I doubt anyone can say for sure, but I think there are two main reasons. Firstly, I think many in our generation are grateful for the blessed life we have and the unprecedented freedoms that define our lives. Most of us who were born here realise that we won the lottery to grow up in Australia and did nothing to deserve it, so we are grateful to those who went before (especially those who paid with their lives) for our freedom. The reality of this service unto death is captured in the verse often quoted at these time “Greater love has no one than this: to lay down one’s life for one’s friends” (John 15:13).

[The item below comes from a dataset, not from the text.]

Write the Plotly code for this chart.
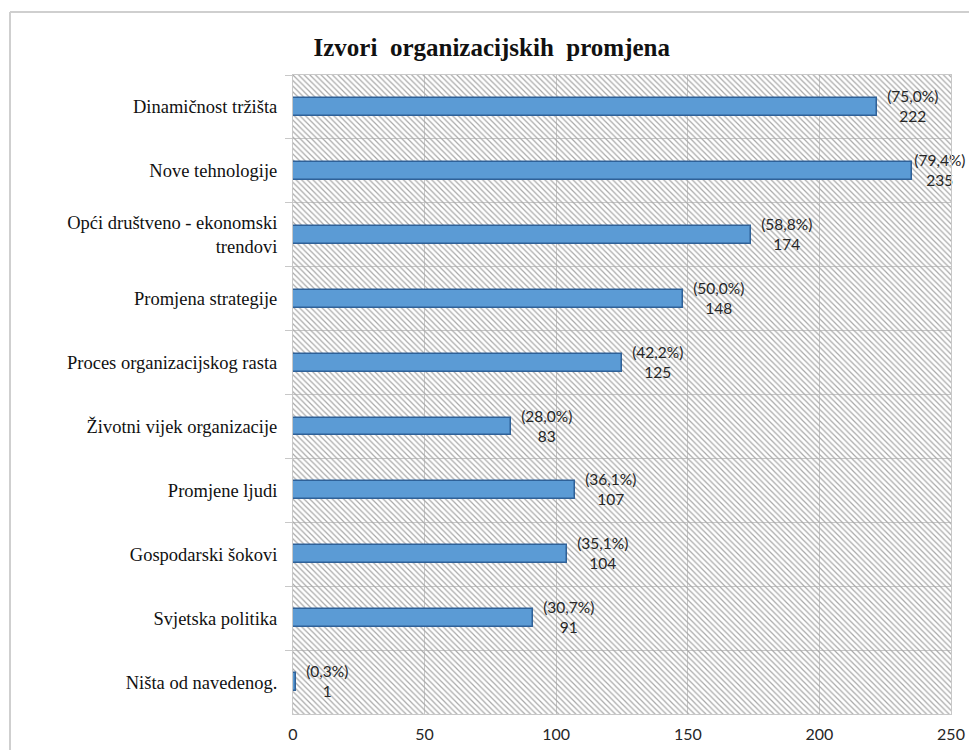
import plotly.graph_objects as go

categories = [
    "Dinamičnost tržišta",
    "Nove tehnologije",
    "Opći društveno - ekonomski<br>trendovi",
    "Promjena strategije",
    "Proces organizacijskog rasta",
    "Životni vijek organizacije",
    "Promjene ljudi",
    "Gospodarski šokovi",
    "Svjetska politika",
    "Ništa od navedenog.",
]
counts = [222, 235, 174, 148, 125, 83, 107, 104, 91, 1]
percents = ["75,0%", "79,4%", "58,8%", "50,0%", "42,2%", "28,0%", "36,1%", "35,1%", "30,7%", "0,3%"]
x_max = 250
x_ticks = [0, 50, 100, 150, 200, 250]

W, H = 970, 751
ML, MR, MT, MB = 293, 19, 75, 37
PW, PH = W - ML - MR, H - MT - MB


def pad_for(v):
    # labels near the right edge get less space (as in the original)
    return "" if v > 0.9 * x_max else "\u00a0\u00a0"


labels = [f"{pad_for(c)}({p})<br>{pad_for(c)}{c}" for p, c in zip(percents, counts)]

fig = go.Figure()

# hatched plot-area background
fig.add_trace(go.Bar(
    y=categories, x=[x_max] * len(categories), orientation="h", width=1,
    marker=dict(color="rgba(0,0,0,0)", line=dict(width=0),
                pattern=dict(shape="\\", fgcolor="#a8a8a8", bgcolor="rgba(0,0,0,0)",
                             size=4, solidity=0.3, fillmode="replace")),
    hoverinfo="skip", showlegend=False,
))

fig.add_trace(go.Bar(
    y=categories, x=counts, orientation="h", width=0.28,
    marker=dict(color="#5B9BD5", line=dict(color="#2F6198", width=1.5)),
    text=labels, textposition="outside", cliponaxis=False, constraintext="none",
    textfont=dict(family="Lato", size=15.5, color="#262626"),
    showlegend=False,
))

# outer chart frame (top and left edges visible in the original)
fx0 = (10 - ML) / PW
fx1 = (W - 1 - ML) / PW
fy1 = (H - MB - 12) / PH
fy0 = -(MB - 1) / PH

fig.update_layout(
    width=W, height=H,
    barmode="overlay",
    paper_bgcolor="white", plot_bgcolor="white",
    margin=dict(l=ML, r=MR, t=MT, b=MB, autoexpand=False),
    title=dict(text="<b>Izvori  organizacijskih  promjena</b>", x=0.507, xanchor="center",
               y=0.937, yanchor="middle",
               font=dict(family="Liberation Serif, Times New Roman, serif", size=25, color="#111111")),
    xaxis=dict(range=[0, x_max], tickvals=x_ticks, showgrid=True, gridcolor="#c8c8c8",
               gridwidth=1, zeroline=False, showline=True, linecolor="#c8c8c8", mirror=True,
               tickfont=dict(family="Lato", size=16, color="#262626"), ticks="",
               ticklabelstandoff=6, ticklabeloverflow="allow", automargin=False),
    yaxis=dict(autorange="reversed", tickson="boundaries", showgrid=True, gridcolor="#c8c8c8",
               gridwidth=1, ticks="outside", ticklen=7, tickcolor="#c8c8c8",
               showline=True, linecolor="#c8c8c8", mirror=True, ticklabelstandoff=11,
               automargin=False,
               tickfont=dict(family="Liberation Serif, Times New Roman, serif", size=18.5, color="#111111")),
    shapes=[
        dict(type="line", xref="paper", yref="paper", x0=fx0, x1=fx1, y0=fy1, y1=fy1,
             line=dict(color="#cfcfcf", width=2), layer="below"),
        dict(type="line", xref="paper", yref="paper", x0=fx0, x1=fx0, y0=fy0, y1=fy1,
             line=dict(color="#cfcfcf", width=2), layer="below"),
    ],
    bargap=0,
)

fig.write_html(
    "out.html",
    config={"displayModeBar": False},
    post_script="document.body.style.margin='0';document.body.style.overflow='hidden';",
)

Secondly, I think the appeal of Anzac Day commemorations taps into a spiritual desire within us all. Deep down we know that there is more to life that materialism and hedonism, our soul searches for something more. We aren’t sure where to find it, many of us have tried and realised that it isn’t in buying shiny new things or through the emptiness of online life. We long to be part of a legacy, a bigger story, something that really matters. This is where Jesus answers that desire, he is the one who lays down his life for each of us (before we were his friends) and he invites us to join God’s big story. This is something that we each decide for ourselves but we were never intended to continue this journey in isolation. So as you take time to remember the Anzacs and those who have fought for the freedoms we enjoy in this life, consider too that Jesus lay down his life so that you could join his team and enjoy his freedom now and in the life to come.